Marta Robles
Auténtica como su porcelana de Limoges
Ahora que Mercedes Salisachs ha muerto, me da por pensar en cuántas mujeres como ella habrán pasado la vida tratando de demostrar su más que testada lucidez. Mercedes, escritora vocacional, con una formación extraordinaria y una educación exquisita, tuvo que pleitear con más de un intelectual que pretendía robarle alguno de sus méritos a costa de su pertenencia a una de las mejores familias catalanas. Ser hija de un adinerado industrial, declararse castellanoparlante, de derechas y damnificada de los tiempos de la República no suponía el mejor aval para ser considerada en el mundo de la cultura. Durante el franquismo no estaba bien visto que una mujer de buena posición escribiera y en democracia sus ideas conservadoras y católicas la alejaron de los escritores emergentes. A ella, sin embargo, le pesaba poco la oposición de unos y otros; por eso publicó su primera novela durante el franquismo («Primera mañana, última mañana», 1955) y, desde entonces nunca dejó de escribir hasta el día de su muerte, que la sorprendió ordenando reflexiones para esa última obra que había titulado «Pensamientos».
Biblioteca envidiable
Mercedes, que estudió carrera, se casó y tuvo cinco hijos, sacó el tiempo y la fortaleza necesarios para escribir más de treinta obras, ganar los premios más prestigiosos y seguir siendo la señora más impecable de toda Cataluña.
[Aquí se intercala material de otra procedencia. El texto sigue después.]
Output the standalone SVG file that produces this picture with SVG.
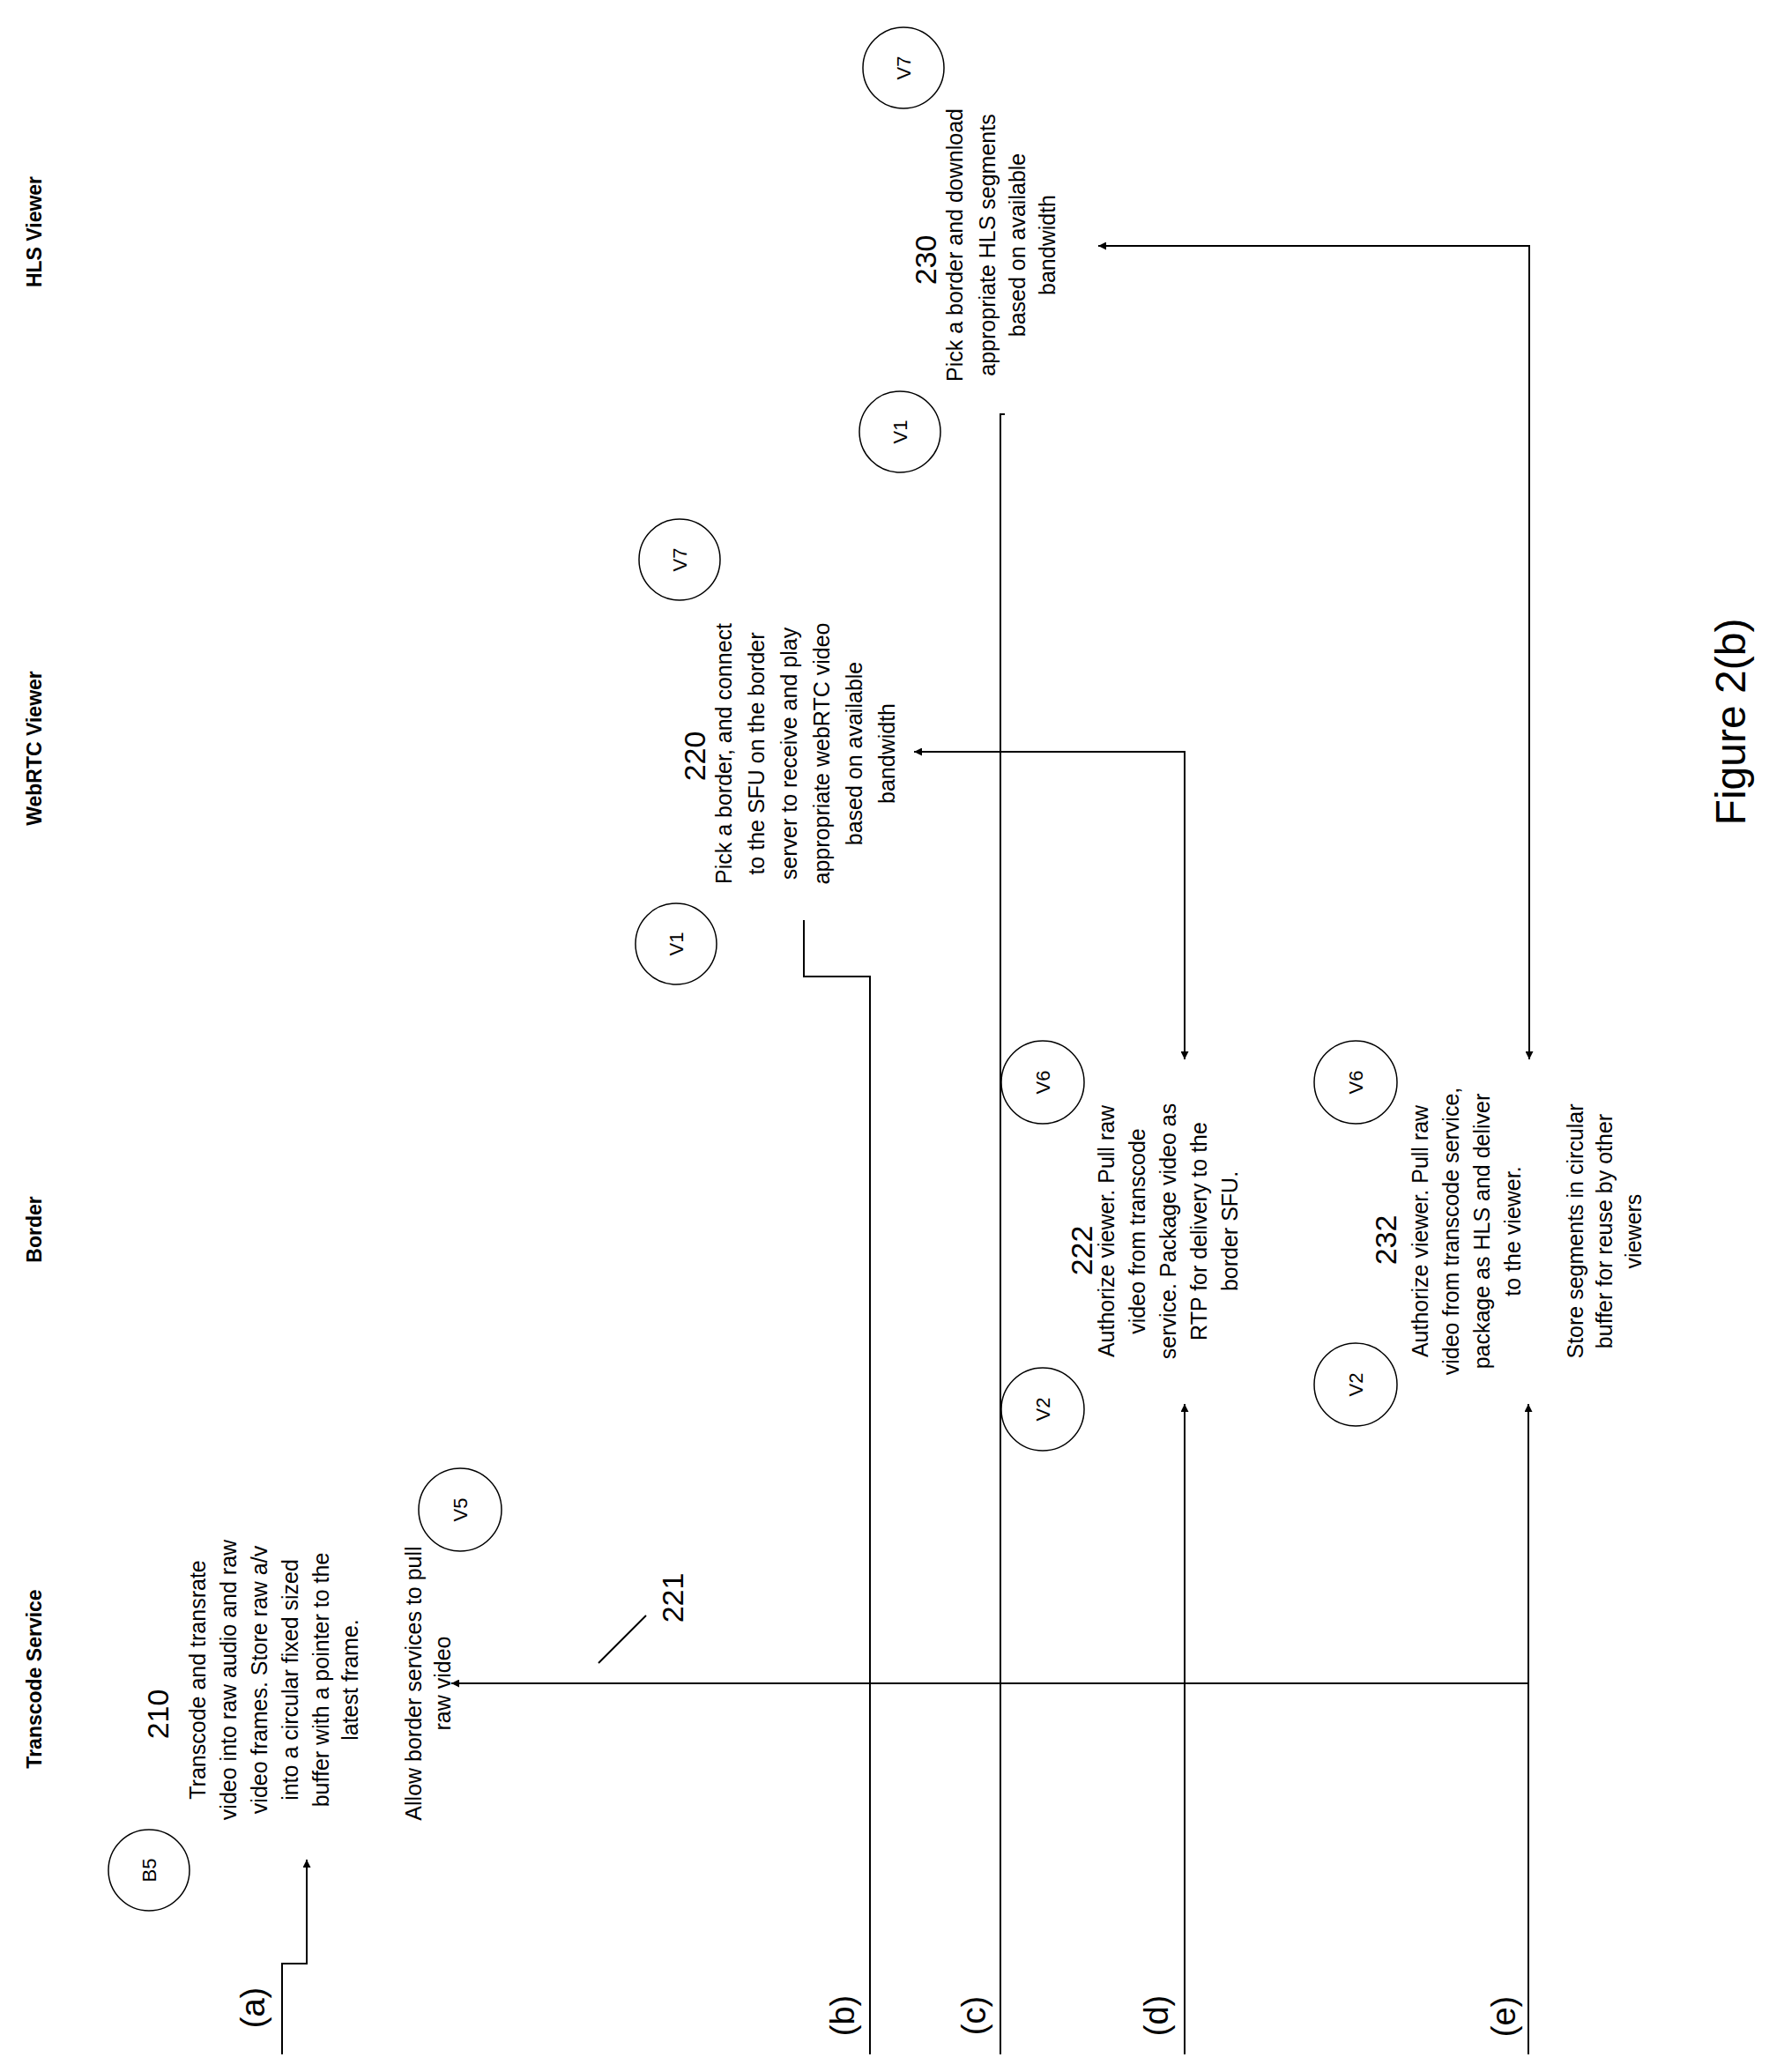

Recibía como nadie en los amplios salones de su palacete del Paseo de Gracia y no dudaba en mostrar su envidiable biblioteca tras los regios almuerzos servidos sobre delicadas mantelerías de hilo. Le emocionaba ser la escritora más longeva del mundo, pero se quejaba de que «eso en otro país sería motivo de celebración, pero aquí no soy noticia». No fue fácil para ella reconocer cuánto le costaba ser profeta en su tierra, ni entender por qué se investigaba más sobre su literatura en la Universidad de Gante (Belgica), que en España. Pese a todo, fue feliz viviendo y escribiendo, aunque hubo penas inmensas en su vida que también aprovechó para la escritura. Como la muerte de su hijo a los 21 años en un accidente automovilístico, que inspiró «La gangrena», novela con la que ganó el Planeta. Mercedes no se callaba el dolor ni la alegría, aunque los contuviera en una sonrisa permanente; la misma que le ocupaba el rostro entero mientras bebía libros de otros y derramaba su mundo interior en los suyos. Decía que sin la escritura habría enfermado y se habría encerrado en sí misma, pero yo siempre pensé que estaba enferma de pasión por escribir y que esa enfermedad no sólo no la dejaba enfermar de otra cosa, sino que le duplicaba la vida, libro a libro. Mercedes y sus ojos azules se han ido. Y sus collares de perlas y sus trajes impolutos y sus palabras agudas y sus pensamientos irrepetibles... Mercedes nos ha dejado y con ella también aquella época que compartió con d'Ors y Jardiel Poncela. De ambos guardaba una carta que dio a conocer al mundo en su página web. En la de Jardiel hay una frase que marcó su vida: «...Jamás, jamás, jamás haga caso de las opiniones ajenas...». Así lo hizo y por eso fue una mujer auténtica. Tanto como la porcelana de Limoges en la que se tomaban los tés en su casa y en la que, espero, se los seguirán sirviendo en el cielo.